▸ **Set exercise**:
Retype each line exactly. Skip images.

▸ **Data block**:
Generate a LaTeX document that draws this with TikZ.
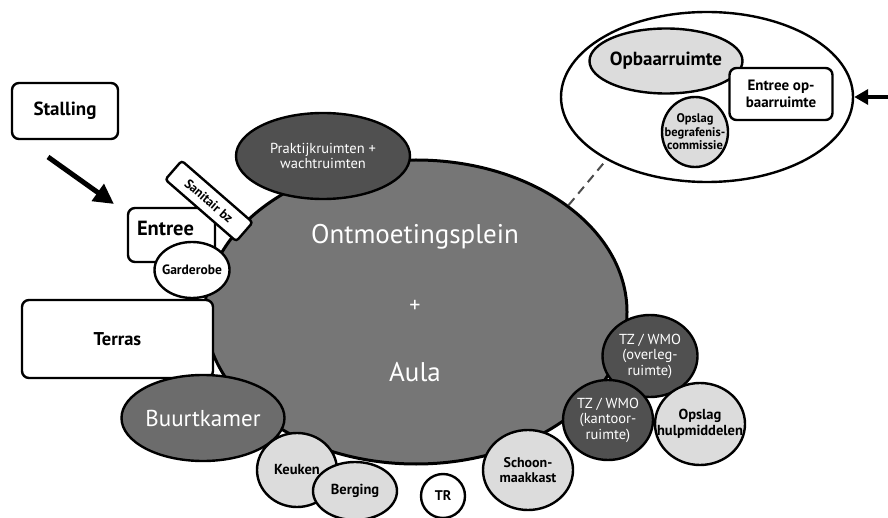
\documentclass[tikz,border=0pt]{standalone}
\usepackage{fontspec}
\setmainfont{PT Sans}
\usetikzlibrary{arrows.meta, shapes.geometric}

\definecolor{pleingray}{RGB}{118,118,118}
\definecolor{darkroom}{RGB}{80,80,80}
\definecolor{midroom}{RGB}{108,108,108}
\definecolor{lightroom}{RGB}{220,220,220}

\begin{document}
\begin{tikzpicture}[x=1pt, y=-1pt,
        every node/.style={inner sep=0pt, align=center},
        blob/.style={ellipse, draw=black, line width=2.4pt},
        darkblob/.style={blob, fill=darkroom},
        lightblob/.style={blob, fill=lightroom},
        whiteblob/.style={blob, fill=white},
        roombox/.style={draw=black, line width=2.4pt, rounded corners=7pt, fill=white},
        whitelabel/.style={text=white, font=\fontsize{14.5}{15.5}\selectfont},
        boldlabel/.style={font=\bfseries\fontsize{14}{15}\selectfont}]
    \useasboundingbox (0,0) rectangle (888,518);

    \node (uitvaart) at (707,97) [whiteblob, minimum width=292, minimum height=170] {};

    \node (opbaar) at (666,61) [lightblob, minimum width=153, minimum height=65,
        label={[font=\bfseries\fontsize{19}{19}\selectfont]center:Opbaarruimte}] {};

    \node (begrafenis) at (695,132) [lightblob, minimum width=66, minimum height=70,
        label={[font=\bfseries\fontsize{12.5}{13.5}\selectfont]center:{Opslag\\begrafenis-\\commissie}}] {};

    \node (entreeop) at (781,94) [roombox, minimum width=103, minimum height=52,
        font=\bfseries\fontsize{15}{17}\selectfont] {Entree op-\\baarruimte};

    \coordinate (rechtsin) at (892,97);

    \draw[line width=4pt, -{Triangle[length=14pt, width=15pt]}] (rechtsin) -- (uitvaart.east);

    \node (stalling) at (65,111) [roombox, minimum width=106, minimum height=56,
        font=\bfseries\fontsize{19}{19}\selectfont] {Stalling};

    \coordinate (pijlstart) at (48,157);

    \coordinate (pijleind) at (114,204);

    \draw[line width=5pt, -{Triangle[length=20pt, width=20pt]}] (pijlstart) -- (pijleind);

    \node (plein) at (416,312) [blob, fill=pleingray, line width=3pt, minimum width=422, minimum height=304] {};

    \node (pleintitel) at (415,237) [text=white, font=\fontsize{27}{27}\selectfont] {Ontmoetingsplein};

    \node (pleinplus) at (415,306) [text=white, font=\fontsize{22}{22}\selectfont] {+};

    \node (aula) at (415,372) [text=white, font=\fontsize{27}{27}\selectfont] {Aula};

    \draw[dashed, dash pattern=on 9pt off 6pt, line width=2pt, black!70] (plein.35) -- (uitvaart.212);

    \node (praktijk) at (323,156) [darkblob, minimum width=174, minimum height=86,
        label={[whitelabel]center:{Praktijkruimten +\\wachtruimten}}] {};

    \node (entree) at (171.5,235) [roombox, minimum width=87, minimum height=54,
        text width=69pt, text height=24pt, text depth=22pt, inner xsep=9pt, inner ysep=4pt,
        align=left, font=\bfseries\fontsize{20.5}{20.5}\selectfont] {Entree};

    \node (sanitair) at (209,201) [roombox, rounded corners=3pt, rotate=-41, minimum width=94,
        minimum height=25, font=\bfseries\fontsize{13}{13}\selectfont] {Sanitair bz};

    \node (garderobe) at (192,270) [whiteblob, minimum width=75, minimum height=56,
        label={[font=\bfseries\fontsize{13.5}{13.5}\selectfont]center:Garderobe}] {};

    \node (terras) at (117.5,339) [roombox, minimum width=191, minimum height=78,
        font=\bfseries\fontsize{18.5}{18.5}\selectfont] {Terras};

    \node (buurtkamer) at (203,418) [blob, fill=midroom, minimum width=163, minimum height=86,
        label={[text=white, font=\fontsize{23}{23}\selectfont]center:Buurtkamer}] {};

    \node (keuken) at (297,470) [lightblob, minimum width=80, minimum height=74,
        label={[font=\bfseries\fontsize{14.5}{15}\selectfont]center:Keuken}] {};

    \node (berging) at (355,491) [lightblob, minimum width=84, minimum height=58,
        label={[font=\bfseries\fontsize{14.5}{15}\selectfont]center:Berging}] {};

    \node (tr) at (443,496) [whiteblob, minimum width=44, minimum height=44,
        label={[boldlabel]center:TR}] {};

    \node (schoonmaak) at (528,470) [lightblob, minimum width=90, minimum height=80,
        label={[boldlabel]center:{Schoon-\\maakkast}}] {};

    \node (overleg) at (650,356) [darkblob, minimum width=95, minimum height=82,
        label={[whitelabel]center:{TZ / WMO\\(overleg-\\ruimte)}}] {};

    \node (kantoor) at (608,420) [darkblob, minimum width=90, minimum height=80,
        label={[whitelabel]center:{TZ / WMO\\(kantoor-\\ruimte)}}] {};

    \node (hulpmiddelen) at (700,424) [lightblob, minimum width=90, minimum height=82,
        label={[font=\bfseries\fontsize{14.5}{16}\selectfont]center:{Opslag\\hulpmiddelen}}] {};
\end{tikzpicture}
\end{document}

▸ **Answer in full**:
Generate a LaTeX document that draws this with TikZ.
\documentclass[tikz,border=0pt]{standalone}
\usepackage{fontspec}
\setmainfont{PT Sans}
\usetikzlibrary{arrows.meta, shapes.geometric}

\definecolor{pleingray}{RGB}{118,118,118}
\definecolor{darkroom}{RGB}{80,80,80}
\definecolor{midroom}{RGB}{108,108,108}
\definecolor{lightroom}{RGB}{220,220,220}

\begin{document}
\begin{tikzpicture}[x=1pt, y=-1pt,
        every node/.style={inner sep=0pt, align=center},
        blob/.style={ellipse, draw=black, line width=2.4pt},
        darkblob/.style={blob, fill=darkroom},
        lightblob/.style={blob, fill=lightroom},
        whiteblob/.style={blob, fill=white},
        roombox/.style={draw=black, line width=2.4pt, rounded corners=7pt, fill=white},
        whitelabel/.style={text=white, font=\fontsize{14.5}{15.5}\selectfont},
        boldlabel/.style={font=\bfseries\fontsize{14}{15}\selectfont}]
    \useasboundingbox (0,0) rectangle (888,518);

    \node (uitvaart) at (707,97) [whiteblob, minimum width=292, minimum height=170] {};

    \node (opbaar) at (666,61) [lightblob, minimum width=153, minimum height=65,
        label={[font=\bfseries\fontsize{19}{19}\selectfont]center:Opbaarruimte}] {};

    \node (begrafenis) at (695,132) [lightblob, minimum width=66, minimum height=70,
        label={[font=\bfseries\fontsize{12.5}{13.5}\selectfont]center:{Opslag\\begrafenis-\\commissie}}] {};

    \node (entreeop) at (781,94) [roombox, minimum width=103, minimum height=52,
        font=\bfseries\fontsize{15}{17}\selectfont] {Entree op-\\baarruimte};

    \coordinate (rechtsin) at (892,97);

    \draw[line width=4pt, -{Triangle[length=14pt, width=15pt]}] (rechtsin) -- (uitvaart.east);

    \node (stalling) at (65,111) [roombox, minimum width=106, minimum height=56,
        font=\bfseries\fontsize{19}{19}\selectfont] {Stalling};

    \coordinate (pijlstart) at (48,157);

    \coordinate (pijleind) at (114,204);

    \draw[line width=5pt, -{Triangle[length=20pt, width=20pt]}] (pijlstart) -- (pijleind);

    \node (plein) at (416,312) [blob, fill=pleingray, line width=3pt, minimum width=422, minimum height=304] {};

    \node (pleintitel) at (415,237) [text=white, font=\fontsize{27}{27}\selectfont] {Ontmoetingsplein};

    \node (pleinplus) at (415,306) [text=white, font=\fontsize{22}{22}\selectfont] {+};

    \node (aula) at (415,372) [text=white, font=\fontsize{27}{27}\selectfont] {Aula};

    \draw[dashed, dash pattern=on 9pt off 6pt, line width=2pt, black!70] (plein.35) -- (uitvaart.212);

    \node (praktijk) at (323,156) [darkblob, minimum width=174, minimum height=86,
        label={[whitelabel]center:{Praktijkruimten +\\wachtruimten}}] {};

    \node (entree) at (171.5,235) [roombox, minimum width=87, minimum height=54,
        text width=69pt, text height=24pt, text depth=22pt, inner xsep=9pt, inner ysep=4pt,
        align=left, font=\bfseries\fontsize{20.5}{20.5}\selectfont] {Entree};

    \node (sanitair) at (209,201) [roombox, rounded corners=3pt, rotate=-41, minimum width=94,
        minimum height=25, font=\bfseries\fontsize{13}{13}\selectfont] {Sanitair bz};

    \node (garderobe) at (192,270) [whiteblob, minimum width=75, minimum height=56,
        label={[font=\bfseries\fontsize{13.5}{13.5}\selectfont]center:Garderobe}] {};

    \node (terras) at (117.5,339) [roombox, minimum width=191, minimum height=78,
        font=\bfseries\fontsize{18.5}{18.5}\selectfont] {Terras};

    \node (buurtkamer) at (203,418) [blob, fill=midroom, minimum width=163, minimum height=86,
        label={[text=white, font=\fontsize{23}{23}\selectfont]center:Buurtkamer}] {};

    \node (keuken) at (297,470) [lightblob, minimum width=80, minimum height=74,
        label={[font=\bfseries\fontsize{14.5}{15}\selectfont]center:Keuken}] {};

    \node (berging) at (355,491) [lightblob, minimum width=84, minimum height=58,
        label={[font=\bfseries\fontsize{14.5}{15}\selectfont]center:Berging}] {};

    \node (tr) at (443,496) [whiteblob, minimum width=44, minimum height=44,
        label={[boldlabel]center:TR}] {};

    \node (schoonmaak) at (528,470) [lightblob, minimum width=90, minimum height=80,
        label={[boldlabel]center:{Schoon-\\maakkast}}] {};

    \node (overleg) at (650,356) [darkblob, minimum width=95, minimum height=82,
        label={[whitelabel]center:{TZ / WMO\\(overleg-\\ruimte)}}] {};

    \node (kantoor) at (608,420) [darkblob, minimum width=90, minimum height=80,
        label={[whitelabel]center:{TZ / WMO\\(kantoor-\\ruimte)}}] {};

    \node (hulpmiddelen) at (700,424) [lightblob, minimum width=90, minimum height=82,
        label={[font=\bfseries\fontsize{14.5}{16}\selectfont]center:{Opslag\\hulpmiddelen}}] {};
\end{tikzpicture}
\end{document}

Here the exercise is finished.